The Difficulty With Testing Intelligence
Since knowledge and intelligence compliment each other, without the ability to fully compensate for knowledge, there can never be a truly fair test of intelligence. Although Some tests may be less sensitive to pre-existing knowledge than others, any test is going to be trivial if you’ve already memorized the answers.
Whilst it may not be easy to develop objective measures of intelligence for comparing intellect across a population, it’s fairly easy to approximate the intelligence of an individual participant by evaluating how they use logic & reasoning to approach a novel task.
There are plenty of challenges which any individual human has never encountered before, but few which are novel to humanity as a whole. Which leads me to the problem of testing LLM intelligence.
LLMs - The Ultimate Memorization Machine
LLMs are trained on incalculable large datasets. Every website, book, podcast, blog post, video, and white paper; absolutely any and every piece of information the AI companies could get their hands on. Additionally, LLMs are refined with copious amounts of human-driven training from processes like RLHF, as well as given the ability to search the internet in realtime.
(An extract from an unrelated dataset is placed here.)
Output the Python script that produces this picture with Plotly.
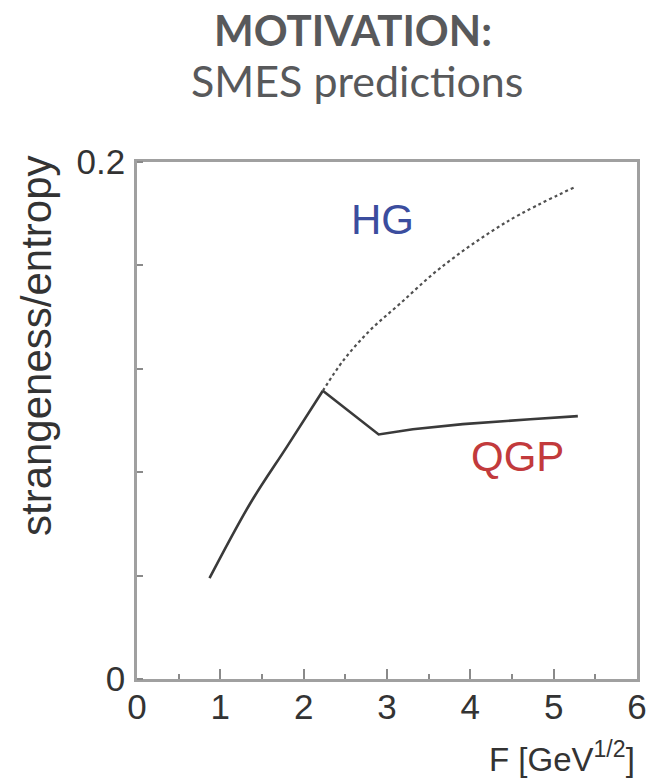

In essence, so much training data goes into building LLMs, that not even their creators know the totality of what’s in their dataset. This leads to two clear problems.
- How do you come up with a novel tasks to test the intelligence of a system which has instantaneous access to almost all of human knowledge.
- How do you confirm that the LLM was actually able to truly solve such a problem, and that the answer wasn’t already in its dataset or bruteforced.
I’d say it’s clearly a mistake to test a system with almost all of human knowledge at its disposal on tests designed for humans with access to limited information, but I think this is very much by design.
The tech companies want to sell investors and consumers on their solutions, so there’s no sense in being realistic about the limitations of their capabilities. Instead, they capitalize on AI’s vast “knowledge” by touting its prowess on tests where information can be used as a substitute for intelligence.
The AI Intelligence Paradox
While we can argue in circles for eternity whether, on a philosophical level, LLMs can reason or understand, there seems to be a pretty easy way to evaluate their intelligence.
Though it may be extremely difficult to create a truly novel task for LLMs to attempt, we already have plenty of known problems for which novel solutions are required. The sciences are littered with unsolved equations, unanswered questions, and incomplete theories.
So then, why aren’t we seeing major scientific breakthroughs coming from LLMs?
If someone like Einstein could revolutionize physics with access to only as much literature as a human at that time could have realistically consumed, why can’t LLMs, with access to a billion trillion times more information, seem to do anything of value at all.
I would expect that if it were possible to increase the capacity of the human brain to contain all information ever recorded, even a person of below average intelligence would be able to accomplish amazing feats. So, then, why can’t LLMs? With the amount of data available to every LLM, I’d expect major scientific breakthroughs to be falling from the sky, but instead, we’re drowning in an endless torrent of low-quality slop.
Even if we concede that LLMs are not autonomous agents, thus are reliant on a human operator, there are plenty of extraordinarily intelligent people using LLMs. Yet still, even with an intelligent operator, why are LLMs not responsible for an abundance of scientific breakthroughs.
I think the reasonable conclusion is that LLMs are simply not intelligent.
Without intelligence, LLMs cannot truly reason; therefore, cannot perform outside the bounds of what’s already known to them through their dataset. At best, they will be able to use pattern recognition to solve new variants of existing problems. I simply don’t believe LLMs are the path to superintelligence, Artificial General Intelligence, or even intelligence at all. What we have is not intelligence. It’s Google on steroids.